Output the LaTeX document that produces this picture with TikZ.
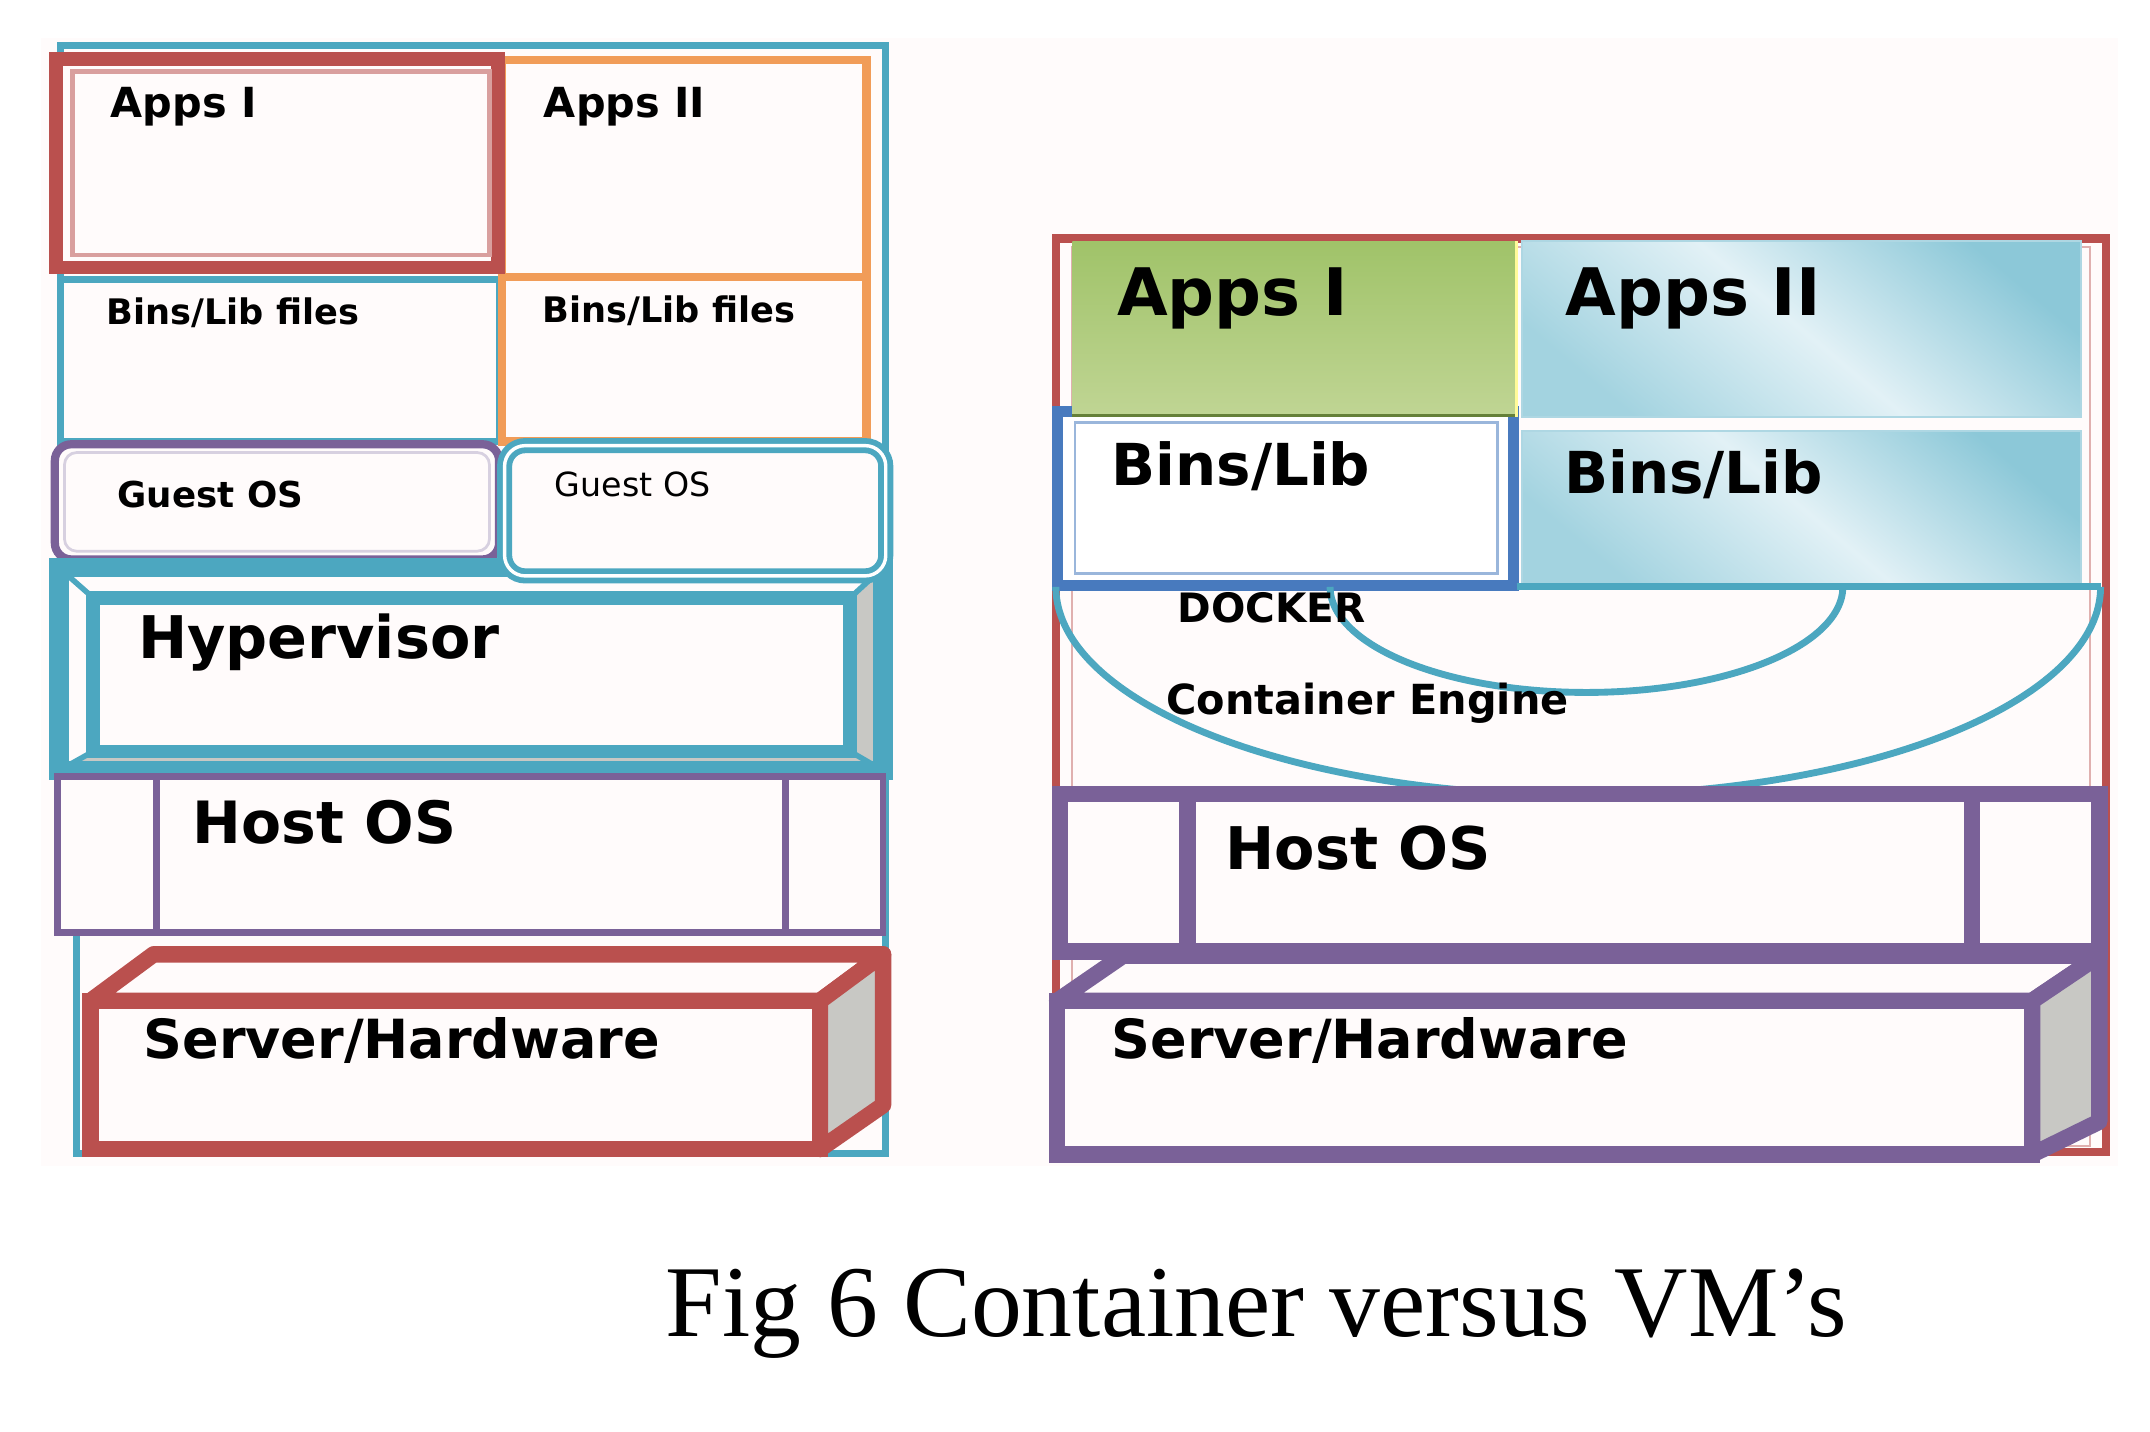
\documentclass[tikz,border=0pt]{standalone}
\usepackage{fontspec}
\setmainfont{Liberation Serif}
\newfontfamily\labfont{DejaVu Sans}
\newcommand\lfs[1]{\fontsize{#1}{#1}\selectfont}
\definecolor{tealc}{RGB}{76,167,192}
\definecolor{redc}{RGB}{186,80,78}
\definecolor{orangec}{RGB}{241,156,88}
\definecolor{purplec}{RGB}{122,97,152}
\definecolor{bluec}{RGB}{72,122,190}
\definecolor{greyc}{RGB}{200,200,196}
\definecolor{bgc}{RGB}{255,251,251}
\definecolor{greenT}{RGB}{160,195,105}
\definecolor{greenM}{RGB}{145,182,82}
\definecolor{greenB}{RGB}{192,213,148}
\definecolor{cyanD}{RGB}{140,200,216}
\definecolor{cyanL}{RGB}{226,241,246}
\tikzset{
  txt/.style={inner sep=0pt, anchor=base west, text=black},
  bl/.style={txt, font=\labfont\bfseries\lfs{#1}},
  rg/.style={txt, font=\labfont\lfs{#1}},
  cyanfill/.style={top color=cyanD, bottom color=cyanD!80!white, middle color=cyanL, shading angle=-40},
  face/.style={line width=1.2mm, line join=round},
}
\begin{document}
\begin{tikzpicture}[x=0.1mm, y=-0.1mm, line join=miter]
\useasboundingbox (0,0) rectangle (1568,1044);
\fill[white] (0,0) rectangle (1568,1044);
\fill[bgc] (30,28) rectangle (1545,850);

% ================= LEFT: VM stack =================
\draw[tealc, line width=0.5mm] (44,566) -- (44,33) -- (646,33) -- (646,841) -- (56,841) -- (56,680);
% Bins/Lib left
\draw[tealc, line width=0.5mm] (44,204) rectangle (364,322);
% Apps II and Bins/Lib right (orange)
\draw[orangec, line width=0.6mm] (366,44) rectangle (632,202);
\draw[orangec, line width=0.6mm] (366,202) rectangle (632,322);
% Apps I (red, double)
\draw[redc, line width=1mm, fill=bgc] (41,43) rectangle (363,195);
\draw[redc!55, line width=0.35mm] (53,52) rectangle (357,186);
% Guest OS left (purple rounded)
\draw[purplec, line width=0.6mm, rounded corners=1.2mm, fill=bgc] (40,324) rectangle (364,408);
\draw[purplec!30, line width=0.2mm, rounded corners=0.9mm] (47,330) rectangle (357,402);
% Hypervisor bevel frame
\fill[bgc] (43,414) rectangle (644,562);
\fill[greyc] (43,562) -- (644,562) -- (620,548) -- (68,548) -- cycle;
\fill[greyc] (644,414) -- (644,562) -- (620,548) -- (620,436) -- cycle;
\draw[tealc, line width=0.4mm] (43,414) -- (68,436) (644,414) -- (620,436) (43,562) -- (68,548) (644,562) -- (620,548);
\draw[tealc, line width=1.4mm] (43,414) rectangle (644,562);
% Guest OS right (teal rounded, double)
\draw[tealc, line width=1.1mm, rounded corners=1.5mm, fill=bgc] (368,325) rectangle (646,420);
\draw[white, line width=0.25mm, rounded corners=1.5mm] (368,325) rectangle (646,420);
% Hypervisor inner box
\draw[tealc, line width=1mm, fill=bgc] (68,436) rectangle (620,548);
% Host OS left
\draw[purplec, line width=0.5mm, fill=bgc] (42,566) rectangle (644,680);
\draw[purplec, line width=0.5mm] (114,566) -- (114,680) (573,566) -- (573,680);
% Server/Hardware left (red 3D box)
\draw[redc, face, fill=bgc] (66,730) -- (112,696) -- (644,696) -- (598,730) -- cycle;
\draw[redc, face, fill=greyc] (598,730) -- (644,696) -- (644,806) -- (598,838) -- cycle;
\draw[redc, line width=1.2mm, fill=bgc] (66,730) rectangle (598,838);

% ================= RIGHT: container stack =================
\draw[redc, line width=0.6mm, fill=bgc] (770,174) rectangle (1536,840);
\draw[redc!45, line width=0.15mm] (782,180) rectangle (1524,836);
% Bins/Lib left (blue)
\draw[bluec, line width=0.8mm, fill=white] (771,300) rectangle (1104,427);
\draw[bluec!55, line width=0.2mm] (784,308) rectangle (1092,418);
% Apps I (green)
\shade[top color=greenT, middle color=greenM, bottom color=greenB] (782,176) rectangle (1106,304);
\draw[greenM!70!black, line width=0.25mm] (782,303) -- (1106,303);
\draw[yellow!40, line width=0.15mm] (1106,176) -- (1106,304);
% Apps II and Bins/Lib right (cyan gradient)
\shade[cyanfill] (1110,176) rectangle (1518,304);
\draw[tealc!45, line width=0.15mm] (1110,176) rectangle (1518,304);
\shade[cyanfill] (1110,314) rectangle (1518,426);
\draw[tealc!45, line width=0.15mm] (1110,314) rectangle (1518,426);
% Docker / container engine arcs
\draw[tealc, line width=0.5mm] plot[domain=180:360, samples=80, smooth] ({1151+381*cos(\x)}, {428-152*sin(\x)});
\draw[tealc, line width=0.5mm] plot[domain=180:360, samples=60, smooth] ({1157+187*cos(\x)}, {428-77*sin(\x)});
\draw[tealc, line width=0.5mm] (1106,428) -- (1532,428);
% Host OS right
\draw[purplec, line width=1.2mm, fill=bgc] (773,579) rectangle (1531,694);
\draw[purplec, line width=1.2mm] (866,579) -- (866,694) (1438,579) -- (1438,694);
% Server/Hardware right (purple 3D box)
\draw[purplec, face, fill=bgc] (771,730) -- (819,697) -- (1531,697) -- (1482,730) -- cycle;
\draw[purplec, face, fill=greyc] (1482,730) -- (1531,697) -- (1531,818) -- (1482,842) -- cycle;
\draw[purplec, line width=1.2mm, fill=bgc] (771,730) rectangle (1482,842);

% ================= Texts =================
\node[bl=8.6] (lapps1) at (80,86) {Apps I};
\node[bl=8.6] (lapps2) at (396,86) {Apps II};
\node[bl=7.3] (lbins1) at (77,237) {Bins/Lib files};
\node[bl=7.3] (lbins2) at (395,235) {Bins/Lib files};
\node[bl=7.4] (lguest1) at (85,370) {Guest OS};
\node[rg=6.9] (lguest2) at (404,362) {Guest OS};
\node[bl=12.2] (lhyp) at (100,480) {Hypervisor};
\node[bl=12.1] (lhost) at (140,615) {Host OS};
\node[bl=11.2] (lserver) at (104,772) {Server/Hardware};

\node[bl=13.6] (rapps1) at (814,230) {Apps I};
\node[bl=13.6] (rapps2) at (1141,230) {Apps II};
\node[bl=12] (rbins1) at (810,354) {Bins/Lib};
\node[bl=12] (rbins2) at (1140,360) {Bins/Lib};
\node[bl=8.4] (rdocker) at (858,454) {DOCKER};
\node[bl=8.6] (rengine) at (850,521) {Container Engine};
\node[bl=12.2] (rhost) at (893,634) {Host OS};
\node[bl=11.2] (rserver) at (810,772) {Server/Hardware};

\node[txt, font=\lfs{21.1}] (caption) at (485,975) {Fig 6 Container versus VM’s};
\end{tikzpicture}
\end{document}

******

■ Your instructions ■
Starting at the top of the listing above, reproduce each line up to and including the one with "(30,28) rectangle (1545,850);"; omit the pictures.

■ Solution for this exercise ■
Output the LaTeX document that produces this picture with TikZ.
\documentclass[tikz,border=0pt]{standalone}
\usepackage{fontspec}
\setmainfont{Liberation Serif}
\newfontfamily\labfont{DejaVu Sans}
\newcommand\lfs[1]{\fontsize{#1}{#1}\selectfont}
\definecolor{tealc}{RGB}{76,167,192}
\definecolor{redc}{RGB}{186,80,78}
\definecolor{orangec}{RGB}{241,156,88}
\definecolor{purplec}{RGB}{122,97,152}
\definecolor{bluec}{RGB}{72,122,190}
\definecolor{greyc}{RGB}{200,200,196}
\definecolor{bgc}{RGB}{255,251,251}
\definecolor{greenT}{RGB}{160,195,105}
\definecolor{greenM}{RGB}{145,182,82}
\definecolor{greenB}{RGB}{192,213,148}
\definecolor{cyanD}{RGB}{140,200,216}
\definecolor{cyanL}{RGB}{226,241,246}
\tikzset{
  txt/.style={inner sep=0pt, anchor=base west, text=black},
  bl/.style={txt, font=\labfont\bfseries\lfs{#1}},
  rg/.style={txt, font=\labfont\lfs{#1}},
  cyanfill/.style={top color=cyanD, bottom color=cyanD!80!white, middle color=cyanL, shading angle=-40},
  face/.style={line width=1.2mm, line join=round},
}
\begin{document}
\begin{tikzpicture}[x=0.1mm, y=-0.1mm, line join=miter]
\useasboundingbox (0,0) rectangle (1568,1044);
\fill[white] (0,0) rectangle (1568,1044);
\fill[bgc] (30,28) rectangle (1545,850);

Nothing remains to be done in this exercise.